===== Extracted information
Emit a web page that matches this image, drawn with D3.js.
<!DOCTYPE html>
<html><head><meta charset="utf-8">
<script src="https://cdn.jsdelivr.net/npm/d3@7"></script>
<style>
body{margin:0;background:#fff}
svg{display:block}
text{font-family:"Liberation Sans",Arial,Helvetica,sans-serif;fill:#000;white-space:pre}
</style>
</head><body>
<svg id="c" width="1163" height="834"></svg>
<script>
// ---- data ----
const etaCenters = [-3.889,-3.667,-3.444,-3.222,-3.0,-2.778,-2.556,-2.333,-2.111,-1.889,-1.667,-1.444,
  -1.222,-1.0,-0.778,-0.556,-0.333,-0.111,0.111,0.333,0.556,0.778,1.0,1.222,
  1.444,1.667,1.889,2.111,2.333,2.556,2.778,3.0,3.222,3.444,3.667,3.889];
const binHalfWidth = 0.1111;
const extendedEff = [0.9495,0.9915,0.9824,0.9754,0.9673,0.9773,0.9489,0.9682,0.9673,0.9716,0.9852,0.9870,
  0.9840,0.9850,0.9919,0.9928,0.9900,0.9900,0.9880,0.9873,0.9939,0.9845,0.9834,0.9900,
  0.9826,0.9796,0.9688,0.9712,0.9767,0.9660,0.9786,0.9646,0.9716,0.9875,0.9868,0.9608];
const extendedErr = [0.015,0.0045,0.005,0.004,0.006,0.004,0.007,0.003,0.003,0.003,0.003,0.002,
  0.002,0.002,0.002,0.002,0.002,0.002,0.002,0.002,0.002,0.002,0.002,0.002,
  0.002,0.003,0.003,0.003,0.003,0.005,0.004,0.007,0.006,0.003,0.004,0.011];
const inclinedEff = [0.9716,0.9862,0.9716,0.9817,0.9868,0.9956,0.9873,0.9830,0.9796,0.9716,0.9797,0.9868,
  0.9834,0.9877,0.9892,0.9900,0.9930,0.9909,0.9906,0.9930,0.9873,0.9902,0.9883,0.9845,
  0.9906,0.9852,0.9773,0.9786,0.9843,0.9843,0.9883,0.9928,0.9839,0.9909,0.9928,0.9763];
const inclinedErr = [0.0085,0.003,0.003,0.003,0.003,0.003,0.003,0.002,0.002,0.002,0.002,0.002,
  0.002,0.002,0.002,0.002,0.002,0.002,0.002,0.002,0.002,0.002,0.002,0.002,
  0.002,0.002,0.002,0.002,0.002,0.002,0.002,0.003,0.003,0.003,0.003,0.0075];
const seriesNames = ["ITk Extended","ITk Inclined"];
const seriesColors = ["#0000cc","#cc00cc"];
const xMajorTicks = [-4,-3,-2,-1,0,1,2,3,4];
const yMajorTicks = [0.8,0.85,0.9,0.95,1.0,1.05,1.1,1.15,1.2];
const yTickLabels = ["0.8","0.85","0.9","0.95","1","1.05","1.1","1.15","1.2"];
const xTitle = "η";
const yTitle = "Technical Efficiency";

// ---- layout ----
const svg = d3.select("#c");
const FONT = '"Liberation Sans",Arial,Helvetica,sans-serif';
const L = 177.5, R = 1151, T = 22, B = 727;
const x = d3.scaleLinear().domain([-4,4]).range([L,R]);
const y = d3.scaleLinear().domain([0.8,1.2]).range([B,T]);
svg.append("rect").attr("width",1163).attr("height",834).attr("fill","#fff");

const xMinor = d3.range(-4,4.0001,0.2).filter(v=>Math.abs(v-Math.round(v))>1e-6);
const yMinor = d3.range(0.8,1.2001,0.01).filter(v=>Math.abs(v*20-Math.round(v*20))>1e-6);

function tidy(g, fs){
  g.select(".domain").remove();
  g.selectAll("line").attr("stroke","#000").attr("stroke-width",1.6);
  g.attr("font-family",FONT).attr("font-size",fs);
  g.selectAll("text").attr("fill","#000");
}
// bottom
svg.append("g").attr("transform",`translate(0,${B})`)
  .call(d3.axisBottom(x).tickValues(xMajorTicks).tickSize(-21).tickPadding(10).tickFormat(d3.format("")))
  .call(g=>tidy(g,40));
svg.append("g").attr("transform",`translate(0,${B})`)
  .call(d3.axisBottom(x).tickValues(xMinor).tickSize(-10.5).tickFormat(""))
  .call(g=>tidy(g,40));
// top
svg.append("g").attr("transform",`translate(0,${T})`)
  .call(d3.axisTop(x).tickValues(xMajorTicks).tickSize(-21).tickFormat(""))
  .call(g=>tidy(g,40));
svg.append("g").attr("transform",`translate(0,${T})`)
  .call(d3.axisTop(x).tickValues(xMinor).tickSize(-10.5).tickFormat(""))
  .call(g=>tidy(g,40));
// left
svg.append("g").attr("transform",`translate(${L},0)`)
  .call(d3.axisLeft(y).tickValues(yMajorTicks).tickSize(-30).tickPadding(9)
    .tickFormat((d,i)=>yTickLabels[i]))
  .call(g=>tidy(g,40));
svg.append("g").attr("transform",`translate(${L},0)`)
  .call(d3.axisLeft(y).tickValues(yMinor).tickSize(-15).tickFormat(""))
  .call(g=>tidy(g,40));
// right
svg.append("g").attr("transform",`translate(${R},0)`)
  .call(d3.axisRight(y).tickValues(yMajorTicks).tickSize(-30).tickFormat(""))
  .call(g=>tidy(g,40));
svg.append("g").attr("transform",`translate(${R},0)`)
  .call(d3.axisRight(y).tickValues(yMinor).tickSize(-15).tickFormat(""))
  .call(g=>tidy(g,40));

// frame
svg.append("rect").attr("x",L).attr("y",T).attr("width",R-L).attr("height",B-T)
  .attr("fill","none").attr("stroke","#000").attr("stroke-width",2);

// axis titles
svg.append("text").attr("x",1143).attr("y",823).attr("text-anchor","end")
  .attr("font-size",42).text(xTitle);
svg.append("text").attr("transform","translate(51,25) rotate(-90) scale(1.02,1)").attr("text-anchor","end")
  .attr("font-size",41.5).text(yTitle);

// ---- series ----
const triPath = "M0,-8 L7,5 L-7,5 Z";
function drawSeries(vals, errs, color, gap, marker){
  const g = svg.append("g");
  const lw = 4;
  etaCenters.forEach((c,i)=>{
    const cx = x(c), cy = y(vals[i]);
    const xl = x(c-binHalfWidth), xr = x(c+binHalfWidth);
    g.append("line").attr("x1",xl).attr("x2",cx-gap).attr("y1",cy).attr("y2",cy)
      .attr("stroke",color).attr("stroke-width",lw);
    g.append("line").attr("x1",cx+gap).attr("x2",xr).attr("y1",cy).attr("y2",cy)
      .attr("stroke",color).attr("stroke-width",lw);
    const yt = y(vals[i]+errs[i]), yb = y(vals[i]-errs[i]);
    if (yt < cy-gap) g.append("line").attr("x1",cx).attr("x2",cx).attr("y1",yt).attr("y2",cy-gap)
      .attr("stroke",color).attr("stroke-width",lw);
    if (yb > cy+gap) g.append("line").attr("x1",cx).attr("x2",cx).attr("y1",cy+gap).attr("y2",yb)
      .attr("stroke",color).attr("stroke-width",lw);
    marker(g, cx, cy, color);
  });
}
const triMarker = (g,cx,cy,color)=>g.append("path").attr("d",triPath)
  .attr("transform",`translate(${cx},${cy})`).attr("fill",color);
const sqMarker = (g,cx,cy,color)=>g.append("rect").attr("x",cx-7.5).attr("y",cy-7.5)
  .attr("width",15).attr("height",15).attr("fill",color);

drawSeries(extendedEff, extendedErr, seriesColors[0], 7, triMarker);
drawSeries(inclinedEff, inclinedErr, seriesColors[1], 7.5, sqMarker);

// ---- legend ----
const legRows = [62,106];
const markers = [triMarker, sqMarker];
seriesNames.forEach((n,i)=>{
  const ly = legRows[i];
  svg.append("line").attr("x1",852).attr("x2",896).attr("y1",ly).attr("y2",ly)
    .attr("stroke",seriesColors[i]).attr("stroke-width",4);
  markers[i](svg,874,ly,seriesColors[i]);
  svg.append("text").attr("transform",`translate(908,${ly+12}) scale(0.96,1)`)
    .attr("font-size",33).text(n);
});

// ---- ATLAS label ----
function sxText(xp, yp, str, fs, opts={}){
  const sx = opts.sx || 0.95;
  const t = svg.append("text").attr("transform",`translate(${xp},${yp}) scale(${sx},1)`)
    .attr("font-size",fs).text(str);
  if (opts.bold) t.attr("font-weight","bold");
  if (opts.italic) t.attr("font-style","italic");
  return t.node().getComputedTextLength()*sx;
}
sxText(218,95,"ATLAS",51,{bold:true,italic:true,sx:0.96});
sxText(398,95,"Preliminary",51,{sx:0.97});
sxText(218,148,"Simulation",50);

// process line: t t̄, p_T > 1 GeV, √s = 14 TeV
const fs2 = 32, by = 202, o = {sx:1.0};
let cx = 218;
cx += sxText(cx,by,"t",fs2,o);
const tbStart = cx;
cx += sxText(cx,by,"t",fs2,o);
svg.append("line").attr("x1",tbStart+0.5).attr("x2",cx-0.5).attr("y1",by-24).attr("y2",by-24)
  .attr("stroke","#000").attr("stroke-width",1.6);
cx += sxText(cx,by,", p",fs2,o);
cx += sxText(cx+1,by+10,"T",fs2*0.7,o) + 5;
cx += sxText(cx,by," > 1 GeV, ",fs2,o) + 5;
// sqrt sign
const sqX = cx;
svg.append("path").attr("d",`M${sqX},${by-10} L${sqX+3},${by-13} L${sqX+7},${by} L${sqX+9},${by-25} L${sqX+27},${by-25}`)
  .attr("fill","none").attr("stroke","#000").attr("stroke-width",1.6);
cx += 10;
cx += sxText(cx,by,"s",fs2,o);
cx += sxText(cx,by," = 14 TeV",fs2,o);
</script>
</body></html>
==========
===== Extracted information
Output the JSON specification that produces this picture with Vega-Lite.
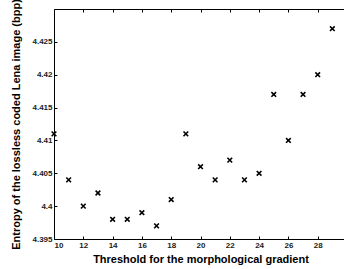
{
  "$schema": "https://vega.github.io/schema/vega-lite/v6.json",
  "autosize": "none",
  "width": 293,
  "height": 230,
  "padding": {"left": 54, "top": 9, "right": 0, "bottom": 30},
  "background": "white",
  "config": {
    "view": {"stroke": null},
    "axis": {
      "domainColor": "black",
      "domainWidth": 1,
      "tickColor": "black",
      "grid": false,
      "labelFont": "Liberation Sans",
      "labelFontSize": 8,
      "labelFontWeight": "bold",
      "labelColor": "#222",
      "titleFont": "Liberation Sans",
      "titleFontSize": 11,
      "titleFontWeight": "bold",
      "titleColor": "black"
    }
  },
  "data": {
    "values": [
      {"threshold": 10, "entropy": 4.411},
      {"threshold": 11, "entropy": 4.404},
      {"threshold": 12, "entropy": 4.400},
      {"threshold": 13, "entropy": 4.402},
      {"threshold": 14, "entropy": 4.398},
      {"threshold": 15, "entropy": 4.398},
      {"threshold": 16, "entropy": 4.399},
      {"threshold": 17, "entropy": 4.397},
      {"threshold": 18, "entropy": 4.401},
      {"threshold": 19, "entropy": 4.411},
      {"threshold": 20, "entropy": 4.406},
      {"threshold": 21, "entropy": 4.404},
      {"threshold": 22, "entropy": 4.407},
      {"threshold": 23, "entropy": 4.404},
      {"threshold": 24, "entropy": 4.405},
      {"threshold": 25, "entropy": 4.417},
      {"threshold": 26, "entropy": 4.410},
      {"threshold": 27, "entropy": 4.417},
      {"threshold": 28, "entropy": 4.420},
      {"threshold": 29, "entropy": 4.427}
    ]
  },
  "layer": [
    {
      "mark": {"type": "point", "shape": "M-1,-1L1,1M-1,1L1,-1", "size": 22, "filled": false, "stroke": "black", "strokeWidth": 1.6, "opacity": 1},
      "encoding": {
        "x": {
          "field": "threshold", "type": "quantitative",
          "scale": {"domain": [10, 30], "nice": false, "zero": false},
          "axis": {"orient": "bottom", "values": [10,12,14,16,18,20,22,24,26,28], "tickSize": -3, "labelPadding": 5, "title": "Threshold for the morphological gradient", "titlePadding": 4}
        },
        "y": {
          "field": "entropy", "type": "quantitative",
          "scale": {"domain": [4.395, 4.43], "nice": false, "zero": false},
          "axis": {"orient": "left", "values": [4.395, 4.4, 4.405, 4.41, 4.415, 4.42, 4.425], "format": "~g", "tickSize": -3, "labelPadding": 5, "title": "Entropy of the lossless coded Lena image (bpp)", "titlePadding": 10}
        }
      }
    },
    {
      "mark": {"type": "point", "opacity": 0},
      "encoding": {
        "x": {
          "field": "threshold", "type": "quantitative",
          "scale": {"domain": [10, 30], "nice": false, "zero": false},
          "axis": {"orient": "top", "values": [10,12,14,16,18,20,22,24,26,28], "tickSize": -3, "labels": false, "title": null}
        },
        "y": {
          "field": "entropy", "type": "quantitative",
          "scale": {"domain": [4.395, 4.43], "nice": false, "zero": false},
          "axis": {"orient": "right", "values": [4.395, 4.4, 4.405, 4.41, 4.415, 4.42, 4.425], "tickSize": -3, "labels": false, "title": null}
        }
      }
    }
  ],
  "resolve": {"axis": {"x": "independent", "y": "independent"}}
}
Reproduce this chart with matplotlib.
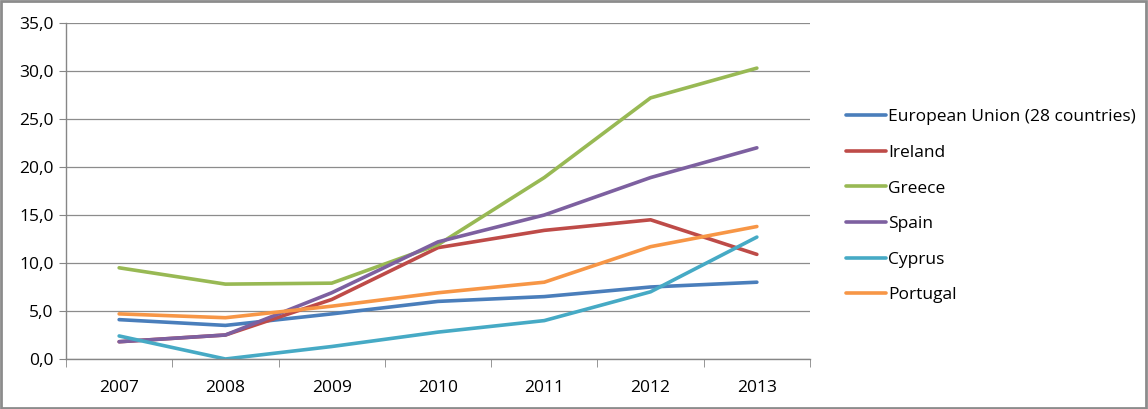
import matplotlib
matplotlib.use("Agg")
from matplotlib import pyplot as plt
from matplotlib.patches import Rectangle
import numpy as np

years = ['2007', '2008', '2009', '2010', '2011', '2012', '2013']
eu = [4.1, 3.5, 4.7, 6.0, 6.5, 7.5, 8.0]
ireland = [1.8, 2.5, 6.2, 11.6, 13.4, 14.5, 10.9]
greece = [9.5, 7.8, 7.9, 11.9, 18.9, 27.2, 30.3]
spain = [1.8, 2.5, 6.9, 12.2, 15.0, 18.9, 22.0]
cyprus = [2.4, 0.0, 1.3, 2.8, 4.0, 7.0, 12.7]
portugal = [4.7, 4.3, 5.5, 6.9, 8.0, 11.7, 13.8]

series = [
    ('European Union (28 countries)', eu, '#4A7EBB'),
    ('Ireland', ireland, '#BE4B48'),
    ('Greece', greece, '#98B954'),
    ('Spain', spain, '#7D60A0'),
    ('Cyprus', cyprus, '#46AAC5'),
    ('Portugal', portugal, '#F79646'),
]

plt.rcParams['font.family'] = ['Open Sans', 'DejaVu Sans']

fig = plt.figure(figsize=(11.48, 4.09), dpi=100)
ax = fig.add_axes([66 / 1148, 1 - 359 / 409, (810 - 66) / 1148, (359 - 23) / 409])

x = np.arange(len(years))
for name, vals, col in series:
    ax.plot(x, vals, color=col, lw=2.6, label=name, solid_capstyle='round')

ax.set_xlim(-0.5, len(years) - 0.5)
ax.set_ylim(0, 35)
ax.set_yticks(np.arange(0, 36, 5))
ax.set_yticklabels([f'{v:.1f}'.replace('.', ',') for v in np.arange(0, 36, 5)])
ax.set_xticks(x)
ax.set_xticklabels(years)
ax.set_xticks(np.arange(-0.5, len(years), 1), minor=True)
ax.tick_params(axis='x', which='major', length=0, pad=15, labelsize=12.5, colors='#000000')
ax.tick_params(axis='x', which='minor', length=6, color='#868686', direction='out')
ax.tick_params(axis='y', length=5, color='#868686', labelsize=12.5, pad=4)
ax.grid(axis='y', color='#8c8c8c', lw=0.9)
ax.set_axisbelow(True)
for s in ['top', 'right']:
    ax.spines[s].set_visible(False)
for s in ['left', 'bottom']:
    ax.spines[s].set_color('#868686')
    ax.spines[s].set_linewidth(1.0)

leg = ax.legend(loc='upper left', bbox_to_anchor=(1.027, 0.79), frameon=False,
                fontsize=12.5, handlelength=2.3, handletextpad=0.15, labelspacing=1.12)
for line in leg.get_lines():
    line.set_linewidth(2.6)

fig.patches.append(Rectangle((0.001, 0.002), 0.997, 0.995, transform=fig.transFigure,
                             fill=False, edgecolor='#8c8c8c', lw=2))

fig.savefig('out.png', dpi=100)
==========
Given request: Make an exact copy of the lines from the one containing "Reproduce this chart with matplotlib." to the one containing "plt.rcParams['font.family'] = ['Open", keeping both and leaving out every picture.

Solution for this task:
Reproduce this chart with matplotlib.
import matplotlib
matplotlib.use("Agg")
from matplotlib import pyplot as plt
from matplotlib.patches import Rectangle
import numpy as np

years = ['2007', '2008', '2009', '2010', '2011', '2012', '2013']
eu = [4.1, 3.5, 4.7, 6.0, 6.5, 7.5, 8.0]
ireland = [1.8, 2.5, 6.2, 11.6, 13.4, 14.5, 10.9]
greece = [9.5, 7.8, 7.9, 11.9, 18.9, 27.2, 30.3]
spain = [1.8, 2.5, 6.9, 12.2, 15.0, 18.9, 22.0]
cyprus = [2.4, 0.0, 1.3, 2.8, 4.0, 7.0, 12.7]
portugal = [4.7, 4.3, 5.5, 6.9, 8.0, 11.7, 13.8]

series = [
    ('European Union (28 countries)', eu, '#4A7EBB'),
    ('Ireland', ireland, '#BE4B48'),
    ('Greece', greece, '#98B954'),
    ('Spain', spain, '#7D60A0'),
    ('Cyprus', cyprus, '#46AAC5'),
    ('Portugal', portugal, '#F79646'),
]

plt.rcParams['font.family'] = ['Open Sans', 'DejaVu Sans']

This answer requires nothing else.